Non sui fondi della bonifica. Non sulla SS106. Non sulle infrastrutture, sui trasporti, sulle politiche giovanili.
La città è diventata una nota a piè di pagina, buona solo per essere usata nei comunicati stampa (“Crotone non è stata dimenticata!”, certo, è stata solo messa nel cassetto).
E nel frattempo, il PD locale resta a guardarsi allo specchio, incapace di rompere con il passato, di fare autocritica, di cambiare verso davvero.

DAL “PARTITO DEL POPOLO” Al “PARTITO DEI POCHI”
Il PD crotonese sembra ormai un club esclusivo, ma senza glamour.

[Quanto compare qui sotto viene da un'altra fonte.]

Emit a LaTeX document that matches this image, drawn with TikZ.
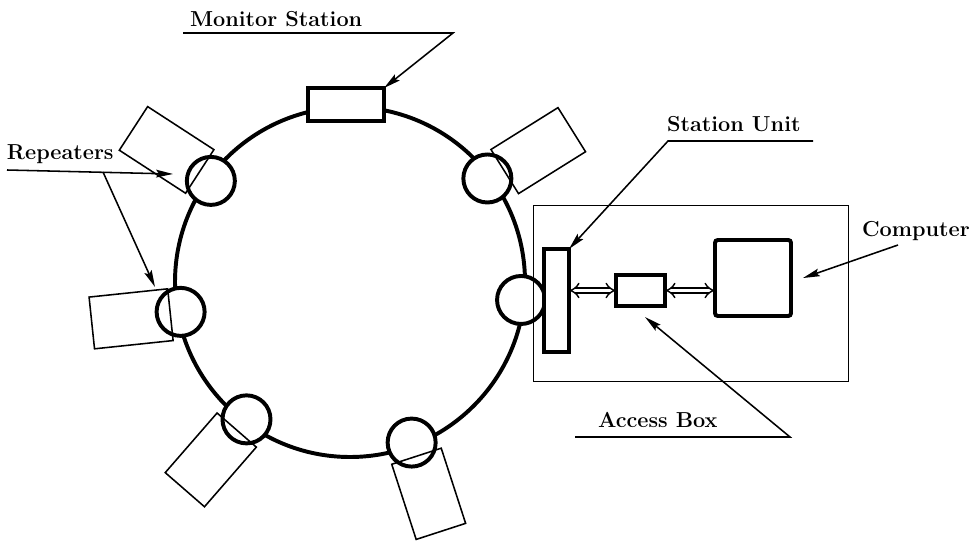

Vecchie logiche, vecchie facce, vecchie ricette. Con la differenza che oggi non c’è più nessuno a mangiare.
Se Crotone vuole contare qualcosa, deve chiudere con il passato, fare i conti con sé stessa, aprire porte e finestre, e magari anche qualche congresso vero.
Ma finché a decidere saranno sempre gli stessi – o i figliocci degli stessi – allora tanto vale cambiare nome al partito.
Magari “Partito del Dimenticatoio”.
O, per restare in tema numerico: 4 gatti, 0 prospettive.

COSA FARE? SALVIAMO IL SALVABILE
E mentre si scopre che la delegazione crotonese non conta nulla nella direzione regionale, il Partito Democratico di Crotone cosa fa?
Invece di chiedersi come salvare se stesso (e magari provare a salvare pure questa città che affonda più del porto turistico), organizza i pullman per Roma.
Una bella gita fuori porta, direzione Gaza – perché “In piazza per la Palestina” fa molto più chic che “in trincea per il quartiere Fondo Gesù”.
🇵🇸 Autobus per la manifestazione, scrivono sui social.
Ma nessuno ha pensato di noleggiare un’autocritica.
È il solito paradosso: non riescono a salvare nemmeno se stessi, ma vogliono salvare il mondo.
Il PD crotonese è come quel tizio che perde casa, lavoro e dignità, ma decide di adottare un pinguino a distanza in Antartide.
Nobile gesto, eh… però intanto la tua città muore e tu stai prenotando l’aperitivo a Trastevere dopo il corteo.
Forse sarebbe meglio che alle prossime amministrative non si presentassero proprio, per salvare l’unica cosa ancora parzialmente salvabile se si fermassero adesso: la dignità.
Quella affondata nello spritz degli aperitivi da radical chic.